> **DIRECTIVE**
Retype word for word the first line of the listing and each line after it up to the line with "const axisFloor = 3640; // broken axis base", with the pictures taken out.

> **INFORMATION SUPPLIED**
-- START --

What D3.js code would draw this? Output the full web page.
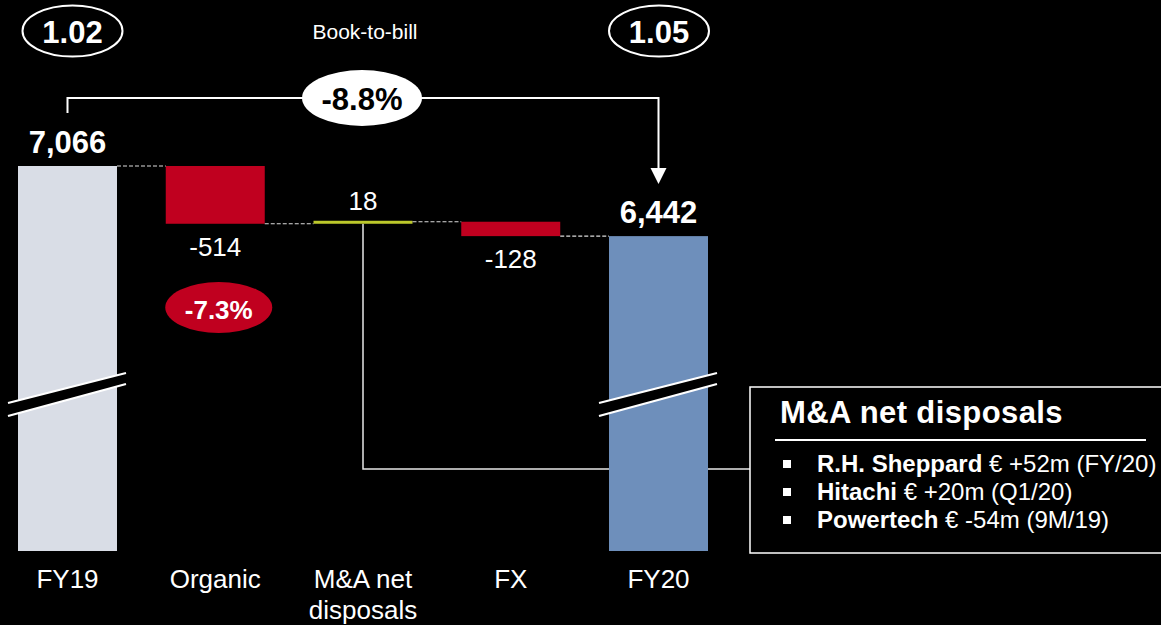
<!DOCTYPE html>
<html><head><meta charset="utf-8">
<script src="https://cdn.jsdelivr.net/npm/d3@7"></script>
<style>
html,body{margin:0;padding:0;background:#000;}
svg{display:block;font-family:"Liberation Sans",Arial,sans-serif;}
</style></head>
<body><svg id="c" width="1161" height="625"></svg>
<script>
// ---- data ----
const categories = ["FY19", "Organic", "M&A net disposals", "FX", "FY20"];
const categoryLines = [["FY19"], ["Organic"], ["M&A net", "disposals"], ["FX"], ["FY20"]];
const values = [7066, -514, 18, -128, 6442];
const kinds = ["total", "delta", "delta", "delta", "total"];
const valueLabels = ["7,066", "-514", "18", "-128", "6,442"];
const barColors = ["#d9dde6", "#c0001f", "#bcc82b", "#c0001f", "#6e8fbb"];
const bookToBillCats = ["FY19", "FY20"];
const bookToBillValues = ["1.02", "1.05"];
const bookToBillTitle = "Book-to-bill";
const totalChangeLabel = "-8.8%";
const organicGrowthLabel = "-7.3%";
const disposalTitle = "M&A net disposals";
const disposalNames = ["R.H. Sheppard", "Hitachi", "Powertech"];
const disposalDetails = ["€ +52m (FY/20)", "€ +20m (Q1/20)", "€ -54m (9M/19)"];
const axisFloor = 3640; // broken axis base

// ---- compute waterfall ----
let run = 0;
const bars = categories.map((c, i) => {
  let y0, y1;
  if (kinds[i] === "total") { y0 = axisFloor; y1 = values[i]; run = values[i]; }
  else { y0 = run; y1 = run + values[i]; run = y1; }
  return {cat: c, i, lo: Math.min(y0, y1), hi: Math.max(y0, y1), start: y0, end: y1, v: values[i], kind: kinds[i]};
});

const svg = d3.select("#c");
const x = d3.scaleBand().domain(categories).range([18, 708]).paddingInner(0.33).paddingOuter(0);
const y = d3.scaleLinear().domain([axisFloor, 7066]).range([551, 166]);
const bw = x.bandwidth();
const cx = c => x(c) + bw / 2;

const white = "#ffffff";

// connector from M&A bar to the box (behind bars)
const maCat = categories[2];
const boxX = 750, boxY = 387, boxH = 166;
svg.append("path")
  .attr("d", `M${cx(maCat)},${y(bars[2].lo)} V469 H${boxX}`)
  .attr("fill", "none").attr("stroke", "#e6e6e6").attr("stroke-width", 1.5);

// bars
svg.selectAll("rect.bar").data(bars).join("rect")
  .attr("class", "bar")
  .attr("x", d => x(d.cat)).attr("width", bw)
  .attr("y", d => Math.min(y(d.hi), y(d.lo) - 3)).attr("height", d => Math.max(3, y(d.lo) - y(d.hi)))
  .attr("fill", (d, i) => barColors[i]);

// dashed connectors between consecutive bars
for (let i = 0; i < bars.length - 1; i++) {
  const lvl = bars[i].kind === "total" ? bars[i].v : bars[i].end;
  svg.append("line")
    .attr("x1", x(categories[i]) + bw).attr("x2", x(categories[i + 1]))
    .attr("y1", y(lvl)).attr("y2", y(lvl))
    .attr("stroke", "#dcdcdc").attr("stroke-width", 1.2).attr("stroke-dasharray", "4,2");
}

// axis break marks on total bars
bars.filter(d => d.kind === "total").forEach(d => {
  const c = cx(d.cat);
  const xl = c - 59.5, xr = c + 58.5;
  svg.append("polygon")
    .attr("points", `${xl},403 ${xr},373 ${xr},384 ${xl},416`)
    .attr("fill", "#000");
  [[403, 373], [416, 384]].forEach(([a, b]) => {
    svg.append("line").attr("x1", xl).attr("y1", a).attr("x2", xr).attr("y2", b)
      .attr("stroke", white).attr("stroke-width", 2.2);
  });
});

// value labels
bars.forEach((d, i) => {
  const t = svg.append("text").attr("x", cx(d.cat)).attr("text-anchor", "middle").attr("fill", white)
    .text(valueLabels[i]);
  if (d.kind === "total") {
    t.attr("y", y(d.hi) - 13).attr("font-size", 31).attr("font-weight", "bold");
  } else if (d.v >= 0) {
    t.attr("y", y(d.hi) - 12).attr("font-size", 26);
  } else {
    t.attr("y", y(d.lo) + 32).attr("font-size", 26);
  }
});

// category labels
categoryLines.forEach((lines, i) => {
  const t = svg.append("text").attr("x", cx(categories[i])).attr("y", 588)
    .attr("text-anchor", "middle").attr("fill", white).attr("font-size", 26);
  lines.forEach((l, j) => t.append("tspan").attr("x", cx(categories[i])).attr("dy", j === 0 ? 0 : 31).text(l));
});

// book-to-bill ellipses
const btbOffsets = [5, 0.5];
bookToBillCats.forEach((c, i) => {
  const ex = cx(c) + btbOffsets[i];
  svg.append("ellipse").attr("cx", ex).attr("cy", 31).attr("rx", 50).attr("ry", 25.5)
    .attr("fill", "none").attr("stroke", white).attr("stroke-width", 2);
  svg.append("text").attr("x", ex).attr("y", 43).attr("text-anchor", "middle")
    .attr("fill", white).attr("font-size", 31).attr("font-weight", "bold").text(bookToBillValues[i]);
});
svg.append("text").attr("x", 365).attr("y", 39).attr("text-anchor", "middle")
  .attr("fill", white).attr("font-size", 21).text(bookToBillTitle);

// bracket with arrow
const fx0 = cx(categories[0]), fx1 = cx(categories[4]);
svg.append("path").attr("d", `M${fx0},113 V98 H${fx1} V170`)
  .attr("fill", "none").attr("stroke", white).attr("stroke-width", 2);
svg.append("path").attr("d", `M${fx1 - 8},168 L${fx1 + 8},168 L${fx1},184 Z`).attr("fill", white);
svg.append("ellipse").attr("cx", 362).attr("cy", 98).attr("rx", 60).attr("ry", 28).attr("fill", white);
svg.append("text").attr("x", 362).attr("y", 110).attr("text-anchor", "middle")
  .attr("fill", "#000").attr("font-size", 31).attr("font-weight", "bold").text(totalChangeLabel);

// organic growth ellipse
const ox = cx(categories[1]) + 3.5;
svg.append("ellipse").attr("cx", ox).attr("cy", 307.5).attr("rx", 53.5).attr("ry", 25.5).attr("fill", "#c0001f");
svg.append("text").attr("x", ox).attr("y", 318.5).attr("text-anchor", "middle")
  .attr("fill", white).attr("font-size", 26).attr("font-weight", "bold").text(organicGrowthLabel);

// disposals box
svg.append("rect").attr("x", boxX).attr("y", boxY).attr("width", 430).attr("height", boxH)
  .attr("fill", "#000").attr("stroke", white).attr("stroke-width", 1.5);
svg.append("text").attr("x", 780).attr("y", 423).attr("fill", white)
  .attr("font-size", 31).attr("font-weight", "bold").attr("letter-spacing", 0.4).text(disposalTitle);
svg.append("line").attr("x1", 775).attr("x2", 1146).attr("y1", 440).attr("y2", 440)
  .attr("stroke", white).attr("stroke-width", 2);
disposalNames.forEach((n, i) => {
  const by = 472 + i * 28;
  svg.append("rect").attr("x", 783).attr("y", by - 12).attr("width", 8).attr("height", 8).attr("fill", white);
  const t = svg.append("text").attr("x", 817).attr("y", by).attr("fill", white).attr("font-size", 24);
  t.append("tspan").attr("font-weight", "bold").text(n + " ");
  t.append("tspan").text(disposalDetails[i]);
});
</script></body></html>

-- END --

> **FULL ANSWER**
What D3.js code would draw this? Output the full web page.
<!DOCTYPE html>
<html><head><meta charset="utf-8">
<script src="https://cdn.jsdelivr.net/npm/d3@7"></script>
<style>
html,body{margin:0;padding:0;background:#000;}
svg{display:block;font-family:"Liberation Sans",Arial,sans-serif;}
</style></head>
<body><svg id="c" width="1161" height="625"></svg>
<script>
// ---- data ----
const categories = ["FY19", "Organic", "M&A net disposals", "FX", "FY20"];
const categoryLines = [["FY19"], ["Organic"], ["M&A net", "disposals"], ["FX"], ["FY20"]];
const values = [7066, -514, 18, -128, 6442];
const kinds = ["total", "delta", "delta", "delta", "total"];
const valueLabels = ["7,066", "-514", "18", "-128", "6,442"];
const barColors = ["#d9dde6", "#c0001f", "#bcc82b", "#c0001f", "#6e8fbb"];
const bookToBillCats = ["FY19", "FY20"];
const bookToBillValues = ["1.02", "1.05"];
const bookToBillTitle = "Book-to-bill";
const totalChangeLabel = "-8.8%";
const organicGrowthLabel = "-7.3%";
const disposalTitle = "M&A net disposals";
const disposalNames = ["R.H. Sheppard", "Hitachi", "Powertech"];
const disposalDetails = ["€ +52m (FY/20)", "€ +20m (Q1/20)", "€ -54m (9M/19)"];
const axisFloor = 3640; // broken axis base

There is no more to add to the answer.